One of the Ninja Turtles games shifts the x scroll back and forth a couple times per line during some of the opening screens. Skate or Die changes which CHROM bank to use for background tiles a couple times per frame in its inter-level screens. I solve that by logging PPU writes (address, value, cycle it would be received). In practice, most of those mid-frame writes don't change anything that matters to the CPU, but I need the info for rendering.
Rendering the scene at NMI without logging writes to the PPU works for a lot of games, but there are plenty that do mid-frame PPU changes (and it starts getting more difficult with more-advanced mappers including their own interrupts).
I wonder if for things that happen between and among scan lines, how difficult it would be to statically analyse the code to find out what's running during that time, and precalculate when the writes would fire.
another approach could be getting runtime information from a running emulator, and record it onto a file the compiler could use to close the gaps you need but can't get from static analysis.
The issue is that nothing is stopping the developers from doing all kinds of crazy loops and jumps in the code that's invoked by the interrupt, making it into a halting problem.
Unless the interrupt handler is trivially simple, you can't know how many cycles it will take to finish.
the advantage the compiler writer has in this case is it doesn't have to deal with any possible code, just this set of well known already released and frozen in time programs.
I don't think that really avoids the problem. I mean, what if you do a JMP to an address decided based on a value gained from player input? How is the compiler supposed to guess that in advance?
the mathematical proof of the halting problem, as I understand it, would in this context be based on the notion that user input could somehow direct the program to write a program in ram and get it to execute.
This has in fact been achieved in games like super mario world or pokemon!
It seems to me sometimes that educated programmers call halting problem too early on situations like this where you don't actually need a rock solid "provably correct" compiler, just a compiler that does something reasonable in this bounded set of cases, and we don't mind that much if it crashes sometimes, since it's not like an NES game is a rocket or a therac.
Interrupts isn't something you can compromise on though, it would break all but the most trivial NES games (SMB and SMB3 both rely on interrupts).
I assume the trouble with interrupts is the "interrupting", as the location to jump to could be kept in a prefilled table like stormbrew suggested for JMPs.
If the target instruction-set doesn't have any way of "interrupting" that could be used, could it instead be solved by inserting a compact interrupt check between every "line" of assembly?
My understanding is the trouble with interrupting is that from the point of view of mainstream code, the state of all the global variables just changed out from under you. as if by another thread with shared memory.
Which makes me naively wonder if you could just run interrupts on a parallel thread.
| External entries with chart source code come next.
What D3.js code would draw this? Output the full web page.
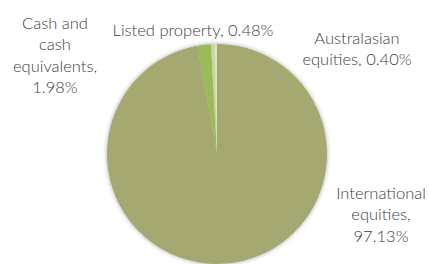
<!DOCTYPE html>
<html>
<head>
<meta charset="utf-8">
<script src="https://cdn.jsdelivr.net/npm/d3@7"></script>
<style>
  body { margin: 0; background: #fff; }
  svg text { font-family: Lato, "Noto Sans", sans-serif; font-size: 16.5px; font-weight: 300; fill: #404040; }
</style>
</head>
<body>
<svg id="chart" width="429" height="264"></svg>
<script>
// data
categories = ["International equities", "Cash and cash equivalents", "Listed property", "Australasian equities"]
values = [97.13, 1.98, 0.48, 0.40]
colours = ["#a6a872", "#9bbb59", "#c3d69b", "#d7e4bd"]
// label lines for each slice
labelLines = [
    ["International", "equities,", "97.13%"],
    ["Cash and", "cash", "equivalents,", "1.98%"],
    ["Listed property, 0.48%"],
    ["Australasian", "equities, 0.40%"]
]
labelPos = [[381, 193], [55, 23], [193, 30], [357, 38]]

width = 429
height = 264
cx = 217
cy = 154
radius = 110

svg = d3.select("#chart")

defs = svg.append("defs")
f = defs.append("filter").attr("id", "shadow")
    .attr("x", "-10%").attr("y", "-10%").attr("width", "120%").attr("height", "120%")
f.append("feDropShadow")
    .attr("dx", 0).attr("dy", 0).attr("stdDeviation", 2)
    .attr("flood-color", "#000").attr("flood-opacity", 0.35)

pie = d3.pie().sort(null).value(d => d)
arc = d3.arc().innerRadius(0).outerRadius(radius)

g = svg.append("g")
    .attr("transform", `translate(${cx},${cy})`)
    .attr("filter", "url(#shadow)")

g.selectAll("path")
    .data(pie(values))
    .join("path")
    .attr("d", arc)
    .attr("fill", (d, i) => colours[i])

labels = svg.append("g")
labels.selectAll("text")
    .data(labelLines)
    .join("text")
    .attr("text-anchor", "middle")
    .attr("transform", (d, i) => `translate(${labelPos[i][0]},${labelPos[i][1]})`)
    .each(function(lines){
        t = d3.select(this)
        lines.forEach((line, j) => {
            t.append("tspan")
                .attr("x", 0)
                .attr("y", j * 21.5)
                .attr("dy", "0.35em")
                .text(line)
        })
    })
</script>
</body>
</html>
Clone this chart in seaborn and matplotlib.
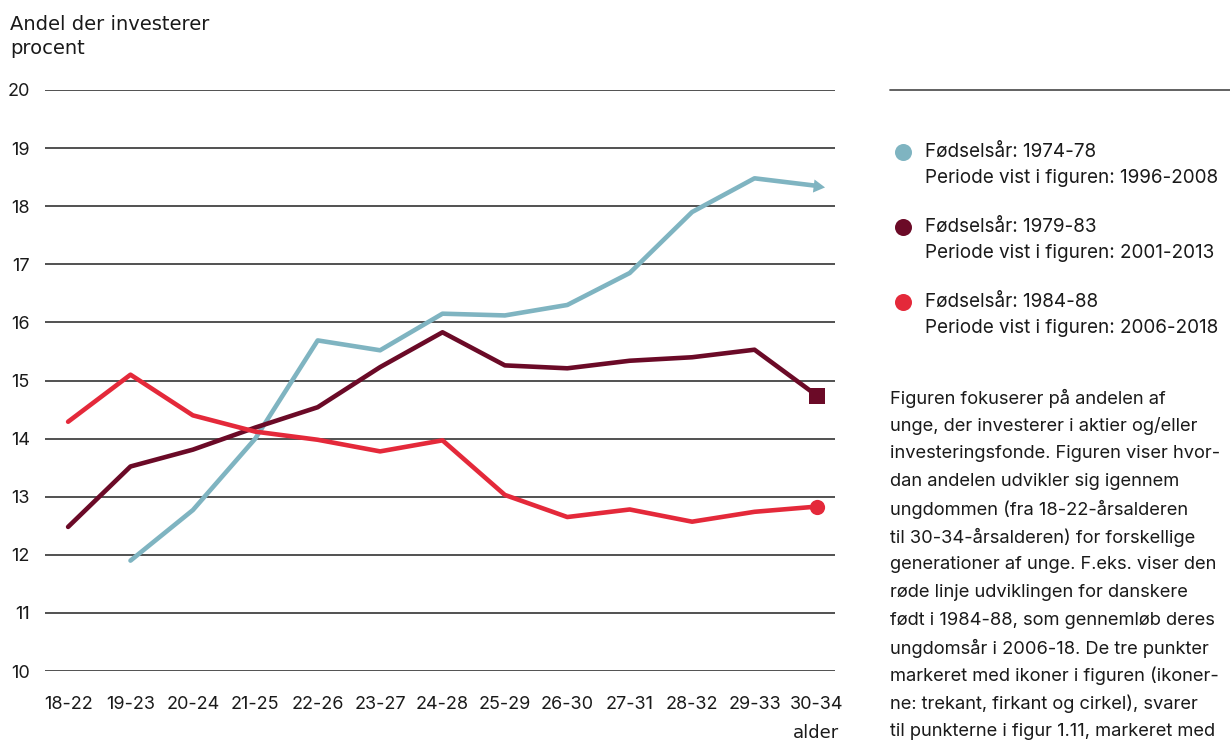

The NES just let developers deal with that, pretty much all interrupt code starts with the developer frantically saving the registers somewhere so that he can restore them at the end of the interrupt.
Is it? I was so sure that modern architectures could just push your entire set of registers away to a stack with a single instruction, since it's so common.
I had a fun time playing Prince of Persia on DOSBox. You can change the number of CPU cycles the emulator uses[0], which can cause interesting glitches when it executes too fast.